Oggi la Repubblica Islamica, nonostante il cambiamento impresso da Rohani in politica estera, rimane un paese vicino alle potenze orientali. Il principale partner economico di Tehran rimane la Cina, e la tecnologia militare iraniana è e sarà ancora per molto legata agli sviluppi di modelli sovietici. L’Iran nei prossimi anni e finché sarà guidata da Hassan Rohani sarà una nazione integrata nel sistema eurasiatico, ma con una finestra aperta a ovest, soprattutto verso l’Europa. Con Hassan Rohani il filone occidentalista iraniano ha preso nuova linfa, ma questa intellighenzia dovrà confrontarsi seriamente col blocco eurasiatista, che potrebbe ripresentarsi alle prossime elezioni, confermando ancora questo ormai secolare scontro tra occidentalisti e eurasiatisti nella “Terra degli Ariani”.
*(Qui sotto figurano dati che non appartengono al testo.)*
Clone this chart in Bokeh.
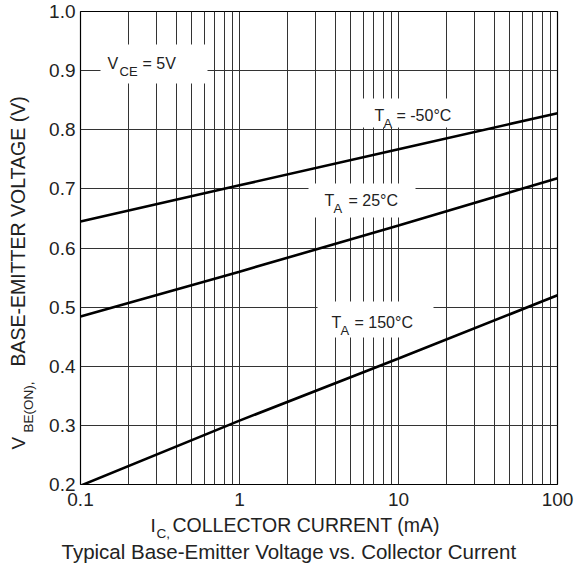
import math
from bokeh.plotting import figure
from bokeh.models import (FixedTicker, PrintfTickFormatter, CustomJSTickFormatter,
                          Label, BoxAnnotation, Range1d)
from bokeh.layouts import row, column
from bokeh.embed import file_html
from bokeh.resources import INLINE

# ---------------- data ----------------
ic_ma = [0.1, 1, 10, 100]
vbe_m50 = [0.645, 0.706, 0.767, 0.828]
vbe_25 = [0.484, 0.560, 0.638, 0.718]
vbe_150 = [0.198, 0.308, 0.413, 0.520]

x_major = [0.1, 1, 10, 100]
x_minor_mult = [2, 3, 4, 5, 6, 7, 8, 9]
y_ticks = [0.2, 0.3, 0.4, 0.5, 0.6, 0.7, 0.8, 0.9, 1.0]

FONT = "Liberation Sans"
TXT = "#222222"
KB = 0.34          # empirical baseline correction (fraction of font size)

W, H = 574, 565
LW = 45            # width of left strip (y title)
TOPH = 515         # height of top row (plot)
FL, FT, FW, FH = 80, 11, 477, 473   # frame position in page pixels

# ---------------- main plot ----------------
p = figure(width=W - LW, height=TOPH, x_axis_type="log",
           x_range=(0.1, 100), y_range=(0.2, 1.0), title=None,
           output_backend="svg", toolbar_location=None,
           min_border_left=FL - LW, min_border_right=W - FL - FW,
           min_border_top=FT, min_border_bottom=TOPH - FT - FH)
p.frame_width = FW
p.frame_height = FH
p.outline_line_color = "black"
p.outline_line_width = 1.2
p.background_fill_color = "white"
p.border_fill_color = "white"

minor = [m * d for d in [0.1, 1, 10] for m in x_minor_mult]
p.xaxis.ticker = FixedTicker(ticks=x_major, minor_ticks=minor)
p.yaxis.ticker = FixedTicker(ticks=y_ticks)
p.xaxis.formatter = CustomJSTickFormatter(code="return tick.toString();")
p.yaxis.formatter = PrintfTickFormatter(format="%.1f")

for ax in (p.xaxis, p.yaxis):
    ax.axis_line_color = None
    ax.major_tick_line_color = None
    ax.minor_tick_line_color = None
    ax.major_tick_in = 0
    ax.major_tick_out = 0
    ax.minor_tick_in = 0
    ax.minor_tick_out = 0
    ax.axis_label_standoff = 0
    ax.major_label_text_font = FONT
    ax.major_label_text_font_size = "19px"
    ax.major_label_text_color = TXT
p.xaxis.major_label_standoff = 8
p.yaxis.major_label_standoff = 5

GRID = "#333333"
p.xgrid.grid_line_color = GRID
p.xgrid.minor_grid_line_color = GRID
p.ygrid.grid_line_color = GRID

# pixel (reference image) -> data helpers for annotation placement
FB, DEC, YPX = FT + FH, FW / 3.0, FH / 0.8
def dx(px):
    return 10 ** ((px - FL) / DEC - 1)
def dy(py):
    return 0.2 + (FB - py) / YPX

# white label boxes
for (l, r, t, b) in [(100, 207, 44, 83), (357, 466, 98, 127),
                     (308, 415, 183, 217), (317, 433, 301, 337)]:
    p.add_layout(BoxAnnotation(left=dx(l), right=dx(r), top=dy(t), bottom=dy(b),
                               fill_color="white", fill_alpha=1.0,
                               line_color=None, level="underlay"))

# curves
for v in (vbe_m50, vbe_25, vbe_150):
    p.line(ic_ma, v, line_color="black", line_width=2.6)

def lab(fig, x, y, text, size, angle=0.0):
    fig.add_layout(Label(x=x, y=y, text=text, angle=angle,
                         text_font=FONT, text_font_size=f"{size}px", text_color=TXT,
                         text_align="left", text_baseline="alphabetic"))

def plab(px, py, text, size):
    lab(p, dx(px), dy(py - KB * size), text, size)

MAIN, SUB = 16, 13
plab(107, 68, "V", MAIN); plab(119, 75, "CE", SUB); plab(142, 68, "= 5V", MAIN)
plab(374, 120, "T", MAIN); plab(383, 127, "A", SUB); plab(396, 120, "= -50°C", MAIN)
plab(324, 205, "T", MAIN); plab(333, 212, "A", SUB); plab(348, 205, "= 25°C", MAIN)
plab(331, 327, "T", MAIN); plab(340, 334, "A", SUB); plab(354, 327, "= 150°C", MAIN)

# ---------------- helper strips for outer titles ----------------
def strip(w, h):
    f = figure(width=w, height=h, x_range=Range1d(0, w), y_range=Range1d(0, h),
               title=None, output_backend="svg", toolbar_location=None,
               x_axis_location=None, y_axis_location=None,
               min_border=0, min_border_left=0, min_border_right=0,
               min_border_top=0, min_border_bottom=0)
    f.frame_width = w
    f.frame_height = h
    f.outline_line_color = None
    f.grid.grid_line_color = None
    f.background_fill_color = "white"
    f.border_fill_color = "white"
    return f

# left strip: rotated y title (page coords: x = px, y = TOPH - py)
fl = strip(LW, TOPH)
ANG = math.pi / 2
def ltext(px, py, text, size):
    lab(fl, px - KB * size, TOPH - py, text, size, ANG)
ltext(24, 438, "V", 19)
ltext(33, 421, "BE(ON),", 13.5)
ltext(24, 355, "BASE-EMITTER VOLTAGE (V)", 19.5)

# bottom strip: x title and caption (page coords: x = px, y = H - py)
fb = strip(W, H - TOPH)
def btext(px, py, text, size):
    lab(fb, px, H - py + KB * size, text, size)
btext(150, 531, "I", 19)
btext(156, 538, "C,", 13.5)
btext(172, 531, "COLLECTOR CURRENT (mA)", 19.5)
btext(61, 558, "Typical Base-Emitter Voltage vs. Collector Current", 20.5)

layout = column(row(fl, p), fb)
open("out.html", "w").write(file_html(layout, INLINE))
1- Secondo alcuni intellettuali iraniani addirittura la presa degli ostaggi all’ambasciata USA di Tehran, sarebbe stato un progetto di elementi marxisti infiltrati nel movimento islamico, proprio per costringere le autorità iraniane ad avere un approccio più morbido con l’URSS. Questa tesi è stata riproposta da Sadeq Zibakalam, intellettuale riformista iraniano, con un chiaro approccio occidentalista, in chiave di denigrazione nei confronti della presa degli ostaggi. Addirittura recentemente Zibakalam, professore all’Università di Tehran, ha negato che gli USA abbiano sostenuto Saddam contro l’Iran, dicendo che l’antiamericansimo della Repubblica Islamica deriva non dall’essenza della rivoluzione, che sempre secondo Zibakalam, non aveva tratti anti-americani, ma da una successiva deviazione derivante dal contatto del movimento islamico con elementi marxisti-leninisti.
2- Questo concetto è stato coniato da Sepehr Hekmat, coautore insieme a chi scrive, del volume “Giustizia e spiritualità. Il pensiero politico di Mahmoud Ahmadinejad“, pubblicato nel 2013 da Anteo Edizioni con la collaborazione del Centro Studi Eurasia-Mediterraneo.